The other problem is the cost. Having an outside engineering firm design the bridge cost around $22,000, McDonald says. It will cost that much for the new design. Plus, a different design could increase the overall cost of the project because it could cause a need for concrete abutments and could cause the need to raise the grade of the highway as it approaches the bridge.
The actual cost of the bridge itself could go up, as well. Because there were two bridges put out for bids as one project, the low bid came in more than $100,000 lower than engineers’ estimates. There is no guarantee that will happen with a new bid, especially if the bridges are bid separately.
But, the board felt the need to protect the landowners from potential flooding of crop land due to the design of the bridge outweighed the potential cost savings.

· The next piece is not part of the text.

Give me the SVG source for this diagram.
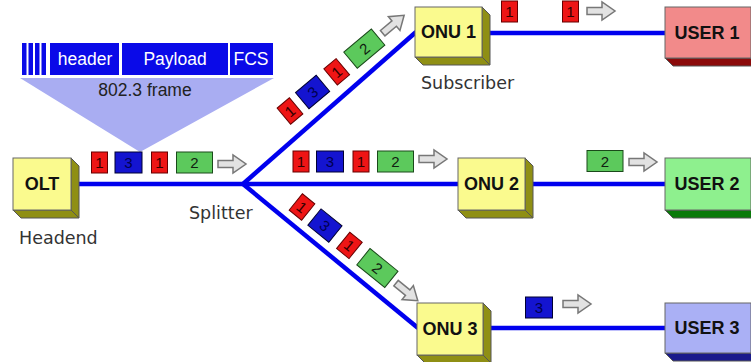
<svg xmlns="http://www.w3.org/2000/svg" width="751" height="362" viewBox="0 0 751 362">
<defs>
<style>
.lbl{font-family:"DejaVu Sans",Verdana,sans-serif;font-size:17.5px;fill:#333}
.box{font-family:"Liberation Sans",Arial,sans-serif;font-weight:bold;font-size:18px;fill:#111;text-anchor:middle}
.hdr{font-family:"Liberation Sans",Arial,sans-serif;font-size:17.5px;fill:#fff;text-anchor:middle}
.ft{font-family:"Liberation Sans",Arial,sans-serif;font-size:17.5px;fill:#222;text-anchor:middle}
.ptx{font-family:"Liberation Sans",Arial,sans-serif;font-size:15px;text-anchor:middle}
.link{stroke:#0000ee;stroke-width:4.5;fill:none}
.yf{fill:#fafa8e;stroke:#666;stroke-width:1}
.ys{fill:#8f8f14;stroke:#555;stroke-width:1}
.rd{fill:#ee1515;stroke:#600;stroke-width:1}
.bl{fill:#1414d0;stroke:#003;stroke-width:1}
.gr{fill:#5cc95c;stroke:#1a4a1a;stroke-width:1}
.arr{fill:#e2e2e2;stroke:#777;stroke-width:1.5}
</style>
<path id="arrow" class="arr" d="M0,-3.5 H15 V-9 L28,0 L15,9 V3.5 H0 Z"/>
<g id="p1"><rect class="rd" x="-8" y="-10.5" width="16" height="21"/><text class="ptx" x="0" y="5.5" fill="#300">1</text></g>
<g id="p3"><rect class="bl" x="-13.5" y="-10.5" width="27" height="21"/><text class="ptx" x="0" y="5.5" fill="#000050">3</text></g>
<g id="p2"><rect class="gr" x="-18" y="-10.5" width="36" height="21"/><text class="ptx" x="0" y="5.5" fill="#102010">2</text></g>
</defs>

<g id="frame">
<polygon points="20,78 274,78 140,152" fill="#a9adf2"/>
<rect x="22" y="43" width="4.5" height="32" fill="#0a0ae8"/>
<rect x="28.5" y="43" width="4.5" height="32" fill="#0a0ae8"/>
<rect x="35" y="43" width="4.5" height="32" fill="#0a0ae8"/>
<rect x="41.5" y="43" width="4.5" height="32" fill="#0a0ae8"/>
<rect x="50" y="43" width="69" height="32" fill="#0a0ae8"/>
<rect x="122" y="43" width="106" height="32" fill="#0a0ae8"/>
<rect x="230" y="43" width="43" height="32" fill="#0a0ae8"/>
<text class="hdr" x="85" y="65">header</text>
<text class="hdr" x="175" y="65">Payload</text>
<text class="hdr" x="251" y="65">FCS</text>
<text class="ft" x="145" y="96">802.3 frame</text>
</g>

<g id="connectors">
<line class="link" x1="71" y1="184" x2="243" y2="184"/>
<line class="link" x1="243" y1="184" x2="416" y2="32"/>
<line class="link" x1="243" y1="184" x2="458" y2="184"/>
<line class="link" x1="243" y1="184" x2="418" y2="328"/>
<line class="link" x1="488" y1="33" x2="666" y2="33"/>
<line class="link" x1="531" y1="184" x2="666" y2="184"/>
<line class="link" x1="489" y1="328" x2="666" y2="328"/>
</g>

<g id="packets">
<use href="#p1" x="99.5" y="162.5"/>
<use href="#p3" x="128.5" y="162.5"/>
<use href="#p1" x="159.5" y="162.5"/>
<use href="#p2" x="194.5" y="162.5"/>
<use href="#arrow" x="218" y="164"/>

<g transform="translate(290,111) rotate(-40)">
<use href="#p1" x="0" y="0"/>
<use href="#p3" x="29.5" y="0"/>
<use href="#p1" x="61" y="0"/>
<use href="#p2" x="97" y="0"/>
<use href="#arrow" x="121" y="0"/>
</g>

<use href="#p1" x="301" y="161.5"/>
<use href="#p3" x="330" y="161.5"/>
<use href="#p1" x="361" y="161.5"/>
<use href="#p2" x="395.5" y="161.5"/>
<use href="#arrow" x="419" y="159"/>

<g transform="translate(302,207) rotate(39)">
<use href="#p1" x="0" y="0"/>
<use href="#p3" x="29.5" y="0"/>
<use href="#p1" x="61" y="0"/>
<use href="#p2" x="97" y="0"/>
<use href="#arrow" x="121" y="0"/>
</g>

<use href="#p1" x="509.5" y="11.5"/>
<use href="#p1" x="570.5" y="11.5"/>
<use href="#arrow" x="587" y="11"/>
<use href="#p2" x="605" y="161"/>
<use href="#arrow" x="629" y="162"/>
<use href="#p3" x="539" y="307.5"/>
<use href="#arrow" x="563" y="304"/>
</g>

<g id="olt">
<polygon class="ys" points="71,158 79,166 79,218 71,210"/>
<polygon class="ys" points="13,210 21,218 79,218 71,210"/>
<rect class="yf" x="13" y="158" width="58" height="52"/>
<text class="box" x="42" y="190">OLT</text>
<text class="lbl" x="19" y="244">Headend</text>
</g>

<g id="splitter">
<text class="lbl" x="189" y="219">Splitter</text>
</g>

<g id="onu1">
<polygon class="ys" points="482,7 490,15 490,65 482,57"/>
<polygon class="ys" points="415,57 423,65 490,65 482,57"/>
<rect class="yf" x="415" y="7" width="67" height="50"/>
<text class="box" x="448.5" y="38">ONU 1</text>
<text class="lbl" x="421" y="89">Subscriber</text>
</g>

<g id="onu2">
<polygon class="ys" points="525,158 533,166 533,218 525,210"/>
<polygon class="ys" points="458,210 466,218 533,218 525,210"/>
<rect class="yf" x="458" y="158" width="67" height="52"/>
<text class="box" x="491.5" y="190">ONU 2</text>
</g>

<g id="onu3">
<polygon class="ys" points="483,303 491,311 491,363 483,355"/>
<polygon class="ys" points="417,355 425,363 491,363 483,355"/>
<rect class="yf" x="417" y="303" width="66" height="52"/>
<text class="box" x="450" y="335">ONU 3</text>
</g>

<g id="user1">
<polygon fill="#8b0a0a" stroke="#555" points="665,58 673,66 760,66 750,58"/>
<rect x="665" y="7" width="86" height="51" fill="#f28a8a" stroke="#666"/>
<text class="box" x="707" y="39">USER 1</text>
</g>

<g id="user2">
<polygon fill="#0a7a0a" stroke="#555" points="665,210 673,218 760,218 750,210"/>
<rect x="665" y="158" width="86" height="52" fill="#8ef08e" stroke="#666"/>
<text class="box" x="707" y="190">USER 2</text>
</g>

<g id="user3">
<polygon fill="#1a1a8c" stroke="#555" points="665,353 673,361 760,361 750,353"/>
<rect x="665" y="303" width="86" height="50" fill="#aab0f5" stroke="#666"/>
<text class="box" x="707" y="334">USER 3</text>
</g>
</svg>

Was it the right decision?
Not being an engineer, it would be difficult to make that determination. No one wants to see a crop flooded out, especially if it occurs year after year.
On the other hand, sometimes a government board has to trust the experts and believe they know what they are doing.
In this case, the board went against the proposal by its county engineer, and the engineering firm which developed the plans for the new bridge.
Despite being told the new design would allow the same water flow as the old one, they decided to err on the side of caution and start over – despite a big financial cost in doing so.
Were they right?
We may never know, because now the new bridge design is dead and the answer as to whether it would impede the water flow or not will never be seen.